Plotting code records:
**********
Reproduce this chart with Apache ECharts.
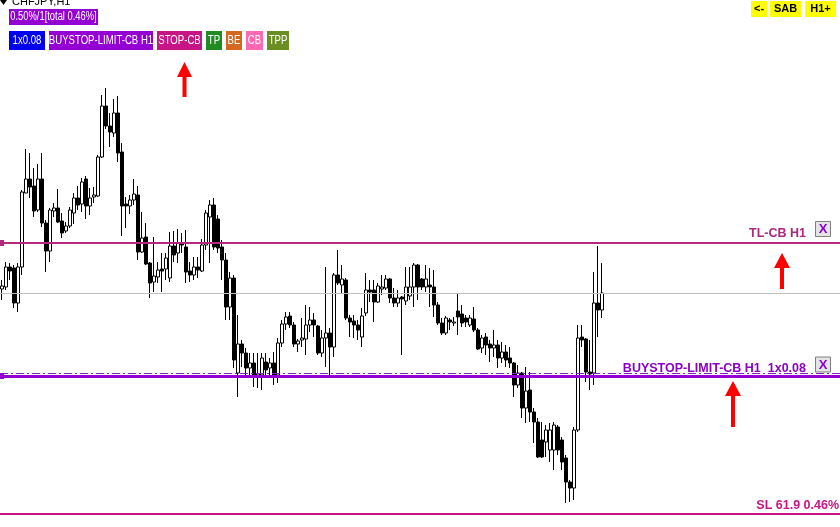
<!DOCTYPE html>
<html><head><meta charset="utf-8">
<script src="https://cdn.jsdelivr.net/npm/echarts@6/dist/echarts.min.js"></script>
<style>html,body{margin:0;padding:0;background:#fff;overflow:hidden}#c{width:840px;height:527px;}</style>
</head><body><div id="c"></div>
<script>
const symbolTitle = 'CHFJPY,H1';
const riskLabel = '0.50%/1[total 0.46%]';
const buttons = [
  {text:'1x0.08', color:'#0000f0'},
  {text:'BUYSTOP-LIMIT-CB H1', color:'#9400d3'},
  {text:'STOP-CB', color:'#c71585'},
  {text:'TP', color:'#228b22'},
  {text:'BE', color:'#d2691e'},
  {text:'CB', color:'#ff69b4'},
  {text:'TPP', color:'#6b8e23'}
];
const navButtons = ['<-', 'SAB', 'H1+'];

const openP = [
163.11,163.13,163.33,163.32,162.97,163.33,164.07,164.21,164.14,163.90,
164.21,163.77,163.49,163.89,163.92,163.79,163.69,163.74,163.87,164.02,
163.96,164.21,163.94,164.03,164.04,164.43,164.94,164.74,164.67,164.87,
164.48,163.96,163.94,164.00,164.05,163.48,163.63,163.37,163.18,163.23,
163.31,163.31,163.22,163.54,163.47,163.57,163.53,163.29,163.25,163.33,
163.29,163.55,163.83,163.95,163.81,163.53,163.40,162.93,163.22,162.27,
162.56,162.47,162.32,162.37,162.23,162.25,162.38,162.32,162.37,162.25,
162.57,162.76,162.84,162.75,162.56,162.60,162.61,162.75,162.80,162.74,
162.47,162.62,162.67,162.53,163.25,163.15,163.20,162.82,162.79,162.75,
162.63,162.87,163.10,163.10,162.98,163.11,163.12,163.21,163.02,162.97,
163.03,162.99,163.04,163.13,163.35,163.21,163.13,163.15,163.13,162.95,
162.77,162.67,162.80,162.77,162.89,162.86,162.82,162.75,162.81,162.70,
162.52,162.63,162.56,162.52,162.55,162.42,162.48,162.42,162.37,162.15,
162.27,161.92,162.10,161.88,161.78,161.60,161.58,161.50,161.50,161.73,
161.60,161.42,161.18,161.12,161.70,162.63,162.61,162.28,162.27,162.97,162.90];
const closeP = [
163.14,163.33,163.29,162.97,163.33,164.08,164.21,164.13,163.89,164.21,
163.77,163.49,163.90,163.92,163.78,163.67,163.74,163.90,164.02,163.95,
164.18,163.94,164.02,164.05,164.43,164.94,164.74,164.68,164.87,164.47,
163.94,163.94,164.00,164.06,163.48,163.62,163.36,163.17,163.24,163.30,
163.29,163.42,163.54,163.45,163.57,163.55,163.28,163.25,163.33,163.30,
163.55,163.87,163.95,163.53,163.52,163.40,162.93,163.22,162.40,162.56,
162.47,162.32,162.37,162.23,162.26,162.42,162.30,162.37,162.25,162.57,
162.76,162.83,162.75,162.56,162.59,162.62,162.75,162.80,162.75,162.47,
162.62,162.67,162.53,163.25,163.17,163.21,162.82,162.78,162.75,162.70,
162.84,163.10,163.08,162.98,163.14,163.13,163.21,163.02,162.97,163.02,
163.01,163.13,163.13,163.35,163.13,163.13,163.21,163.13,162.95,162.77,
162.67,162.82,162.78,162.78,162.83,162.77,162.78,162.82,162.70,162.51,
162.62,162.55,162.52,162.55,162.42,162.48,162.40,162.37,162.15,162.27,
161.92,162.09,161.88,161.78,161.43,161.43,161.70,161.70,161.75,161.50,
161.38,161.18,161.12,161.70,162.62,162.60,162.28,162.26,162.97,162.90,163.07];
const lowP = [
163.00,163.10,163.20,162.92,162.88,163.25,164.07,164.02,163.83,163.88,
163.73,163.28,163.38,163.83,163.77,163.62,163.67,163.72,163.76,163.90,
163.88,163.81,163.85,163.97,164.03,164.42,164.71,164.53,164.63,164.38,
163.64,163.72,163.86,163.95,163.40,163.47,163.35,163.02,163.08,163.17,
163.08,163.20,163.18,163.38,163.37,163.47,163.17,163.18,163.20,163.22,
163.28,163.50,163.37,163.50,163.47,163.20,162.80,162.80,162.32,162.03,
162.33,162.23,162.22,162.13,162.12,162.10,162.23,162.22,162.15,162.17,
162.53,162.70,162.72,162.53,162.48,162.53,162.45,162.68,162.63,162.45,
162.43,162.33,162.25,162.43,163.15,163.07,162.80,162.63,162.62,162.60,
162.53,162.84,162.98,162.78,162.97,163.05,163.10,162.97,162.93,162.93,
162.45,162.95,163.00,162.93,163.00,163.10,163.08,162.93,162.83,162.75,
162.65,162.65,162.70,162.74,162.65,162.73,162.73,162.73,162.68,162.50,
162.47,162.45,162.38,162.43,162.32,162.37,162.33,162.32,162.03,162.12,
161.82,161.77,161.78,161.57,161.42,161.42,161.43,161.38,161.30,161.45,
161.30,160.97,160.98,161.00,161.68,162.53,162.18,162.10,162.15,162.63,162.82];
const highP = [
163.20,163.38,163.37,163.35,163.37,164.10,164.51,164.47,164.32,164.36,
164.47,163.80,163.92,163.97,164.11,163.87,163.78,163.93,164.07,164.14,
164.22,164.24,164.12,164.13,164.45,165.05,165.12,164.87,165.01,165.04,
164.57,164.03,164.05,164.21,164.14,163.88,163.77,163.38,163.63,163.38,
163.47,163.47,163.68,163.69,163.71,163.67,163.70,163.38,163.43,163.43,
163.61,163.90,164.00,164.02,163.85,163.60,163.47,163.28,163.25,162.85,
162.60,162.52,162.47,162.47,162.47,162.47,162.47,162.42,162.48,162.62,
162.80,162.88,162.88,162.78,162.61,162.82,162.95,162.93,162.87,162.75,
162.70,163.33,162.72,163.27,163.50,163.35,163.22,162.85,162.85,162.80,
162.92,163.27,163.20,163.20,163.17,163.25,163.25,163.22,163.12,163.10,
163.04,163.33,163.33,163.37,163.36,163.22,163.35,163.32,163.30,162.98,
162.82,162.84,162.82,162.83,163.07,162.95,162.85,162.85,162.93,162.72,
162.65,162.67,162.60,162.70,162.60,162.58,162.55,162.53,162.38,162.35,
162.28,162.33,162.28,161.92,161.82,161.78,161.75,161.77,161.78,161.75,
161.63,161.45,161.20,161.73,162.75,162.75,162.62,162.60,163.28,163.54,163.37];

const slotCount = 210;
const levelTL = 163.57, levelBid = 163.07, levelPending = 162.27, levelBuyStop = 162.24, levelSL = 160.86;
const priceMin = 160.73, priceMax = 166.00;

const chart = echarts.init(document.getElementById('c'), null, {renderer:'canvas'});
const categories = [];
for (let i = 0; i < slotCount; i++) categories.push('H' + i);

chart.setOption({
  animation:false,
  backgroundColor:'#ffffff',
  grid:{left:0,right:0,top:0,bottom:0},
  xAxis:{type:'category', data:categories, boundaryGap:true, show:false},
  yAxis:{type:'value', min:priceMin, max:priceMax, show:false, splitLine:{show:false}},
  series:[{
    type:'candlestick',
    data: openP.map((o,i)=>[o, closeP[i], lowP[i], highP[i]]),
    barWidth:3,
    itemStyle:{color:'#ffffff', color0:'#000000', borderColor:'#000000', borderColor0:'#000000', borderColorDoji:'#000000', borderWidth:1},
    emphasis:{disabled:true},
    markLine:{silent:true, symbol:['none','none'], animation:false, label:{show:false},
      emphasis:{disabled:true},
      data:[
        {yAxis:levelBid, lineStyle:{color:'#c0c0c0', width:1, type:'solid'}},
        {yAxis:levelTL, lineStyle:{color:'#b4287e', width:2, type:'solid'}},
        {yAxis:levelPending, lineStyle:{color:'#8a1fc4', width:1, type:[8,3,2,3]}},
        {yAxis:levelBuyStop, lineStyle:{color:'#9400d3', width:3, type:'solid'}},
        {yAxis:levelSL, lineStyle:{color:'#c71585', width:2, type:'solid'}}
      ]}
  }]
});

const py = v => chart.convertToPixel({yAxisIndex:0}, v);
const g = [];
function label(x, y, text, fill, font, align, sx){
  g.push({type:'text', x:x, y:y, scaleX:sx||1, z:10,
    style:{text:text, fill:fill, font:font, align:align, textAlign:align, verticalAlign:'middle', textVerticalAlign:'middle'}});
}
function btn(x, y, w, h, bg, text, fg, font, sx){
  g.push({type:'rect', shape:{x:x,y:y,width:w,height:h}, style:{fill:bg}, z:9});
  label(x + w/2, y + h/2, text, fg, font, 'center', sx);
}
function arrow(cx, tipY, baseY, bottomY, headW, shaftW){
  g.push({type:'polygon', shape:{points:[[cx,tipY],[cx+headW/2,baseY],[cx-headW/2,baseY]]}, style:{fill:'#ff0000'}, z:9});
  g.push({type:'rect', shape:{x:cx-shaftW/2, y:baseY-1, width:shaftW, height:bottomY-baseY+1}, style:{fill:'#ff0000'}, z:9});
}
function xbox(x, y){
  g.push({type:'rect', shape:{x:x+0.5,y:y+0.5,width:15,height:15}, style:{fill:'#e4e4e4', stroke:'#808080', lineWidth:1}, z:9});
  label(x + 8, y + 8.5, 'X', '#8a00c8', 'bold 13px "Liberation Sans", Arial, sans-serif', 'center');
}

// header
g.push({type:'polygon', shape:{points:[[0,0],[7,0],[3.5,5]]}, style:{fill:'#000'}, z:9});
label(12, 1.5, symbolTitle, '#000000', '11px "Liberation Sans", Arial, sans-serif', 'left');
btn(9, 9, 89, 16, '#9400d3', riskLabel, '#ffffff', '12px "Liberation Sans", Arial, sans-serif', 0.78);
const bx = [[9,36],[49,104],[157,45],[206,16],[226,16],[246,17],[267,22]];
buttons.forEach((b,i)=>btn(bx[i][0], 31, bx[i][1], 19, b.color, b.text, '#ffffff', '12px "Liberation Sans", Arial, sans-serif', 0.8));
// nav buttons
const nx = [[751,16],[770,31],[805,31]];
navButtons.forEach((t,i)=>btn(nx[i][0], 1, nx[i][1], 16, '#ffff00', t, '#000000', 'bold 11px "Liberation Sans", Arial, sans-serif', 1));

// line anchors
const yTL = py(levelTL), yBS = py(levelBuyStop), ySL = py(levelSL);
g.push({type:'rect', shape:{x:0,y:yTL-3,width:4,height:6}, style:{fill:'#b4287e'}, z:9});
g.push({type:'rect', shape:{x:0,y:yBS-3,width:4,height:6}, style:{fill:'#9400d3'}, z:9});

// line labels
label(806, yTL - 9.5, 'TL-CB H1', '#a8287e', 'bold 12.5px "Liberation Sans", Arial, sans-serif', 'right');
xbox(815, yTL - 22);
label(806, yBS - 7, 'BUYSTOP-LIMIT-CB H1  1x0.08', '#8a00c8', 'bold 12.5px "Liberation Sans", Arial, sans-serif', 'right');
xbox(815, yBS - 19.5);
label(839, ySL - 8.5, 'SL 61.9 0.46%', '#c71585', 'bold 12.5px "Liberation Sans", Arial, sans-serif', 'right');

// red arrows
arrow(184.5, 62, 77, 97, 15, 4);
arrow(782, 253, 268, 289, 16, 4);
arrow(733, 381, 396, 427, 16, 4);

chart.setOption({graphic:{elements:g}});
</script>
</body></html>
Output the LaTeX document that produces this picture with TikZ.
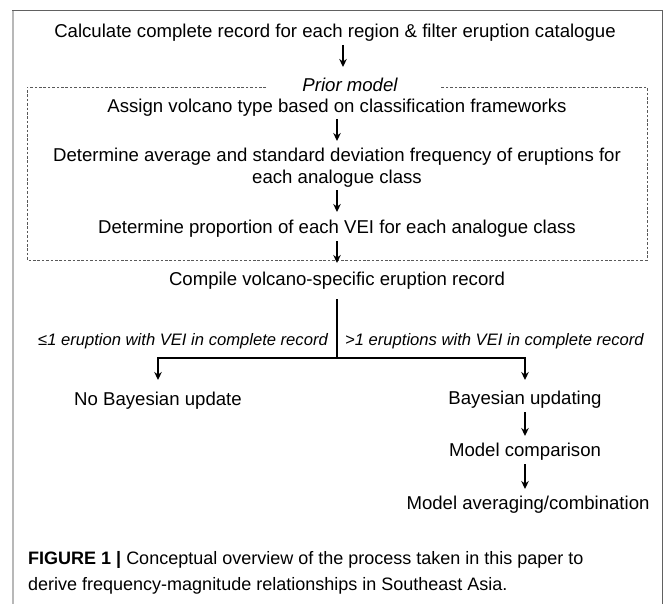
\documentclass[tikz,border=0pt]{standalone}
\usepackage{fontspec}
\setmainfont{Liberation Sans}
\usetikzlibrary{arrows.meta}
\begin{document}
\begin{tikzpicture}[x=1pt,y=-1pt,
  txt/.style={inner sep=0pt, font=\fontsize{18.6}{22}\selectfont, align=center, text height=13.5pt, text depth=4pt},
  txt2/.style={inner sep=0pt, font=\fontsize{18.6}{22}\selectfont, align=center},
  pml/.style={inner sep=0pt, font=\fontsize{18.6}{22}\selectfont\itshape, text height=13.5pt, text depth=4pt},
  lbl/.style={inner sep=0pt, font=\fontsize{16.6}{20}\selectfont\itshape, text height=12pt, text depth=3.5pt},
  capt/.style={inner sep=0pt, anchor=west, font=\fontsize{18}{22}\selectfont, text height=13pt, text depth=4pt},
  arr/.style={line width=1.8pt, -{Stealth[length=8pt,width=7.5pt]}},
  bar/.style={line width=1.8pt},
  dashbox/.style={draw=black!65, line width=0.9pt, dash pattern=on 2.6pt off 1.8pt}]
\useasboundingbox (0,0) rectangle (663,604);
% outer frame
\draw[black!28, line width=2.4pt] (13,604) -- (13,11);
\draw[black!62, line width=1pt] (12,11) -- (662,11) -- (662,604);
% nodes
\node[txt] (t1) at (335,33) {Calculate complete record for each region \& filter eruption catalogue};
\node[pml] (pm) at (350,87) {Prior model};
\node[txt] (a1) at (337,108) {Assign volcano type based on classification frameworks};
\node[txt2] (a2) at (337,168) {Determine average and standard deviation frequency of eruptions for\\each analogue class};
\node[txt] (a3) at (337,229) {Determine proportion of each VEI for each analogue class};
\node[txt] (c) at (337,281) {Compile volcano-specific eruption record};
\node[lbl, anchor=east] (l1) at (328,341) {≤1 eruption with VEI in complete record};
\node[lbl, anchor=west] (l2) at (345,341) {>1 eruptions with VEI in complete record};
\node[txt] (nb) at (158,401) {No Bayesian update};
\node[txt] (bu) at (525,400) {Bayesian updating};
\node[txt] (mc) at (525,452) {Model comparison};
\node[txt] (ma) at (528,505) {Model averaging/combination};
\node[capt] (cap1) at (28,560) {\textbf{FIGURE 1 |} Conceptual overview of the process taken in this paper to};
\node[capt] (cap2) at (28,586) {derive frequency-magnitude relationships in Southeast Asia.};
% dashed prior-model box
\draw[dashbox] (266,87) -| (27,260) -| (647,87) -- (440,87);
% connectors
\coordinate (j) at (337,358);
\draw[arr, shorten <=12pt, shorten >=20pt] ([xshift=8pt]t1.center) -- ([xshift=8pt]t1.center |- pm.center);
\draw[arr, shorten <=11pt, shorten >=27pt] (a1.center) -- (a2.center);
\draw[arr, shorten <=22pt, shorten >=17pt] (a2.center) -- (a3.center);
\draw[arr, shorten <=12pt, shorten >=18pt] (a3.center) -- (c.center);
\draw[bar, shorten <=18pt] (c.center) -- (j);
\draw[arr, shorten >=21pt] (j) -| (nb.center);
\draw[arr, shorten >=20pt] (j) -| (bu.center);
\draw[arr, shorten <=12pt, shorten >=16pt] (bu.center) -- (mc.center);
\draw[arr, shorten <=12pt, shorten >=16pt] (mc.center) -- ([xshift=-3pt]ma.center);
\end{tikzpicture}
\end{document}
**********
Search the entries for "this" and copy out each line that has it.

Reproduce this chart with Apache ECharts.
Output the LaTeX document that produces this picture with TikZ.
\node[capt] (cap1) at (28,560) {\textbf{FIGURE 1 |} Conceptual overview of the process taken in this paper to};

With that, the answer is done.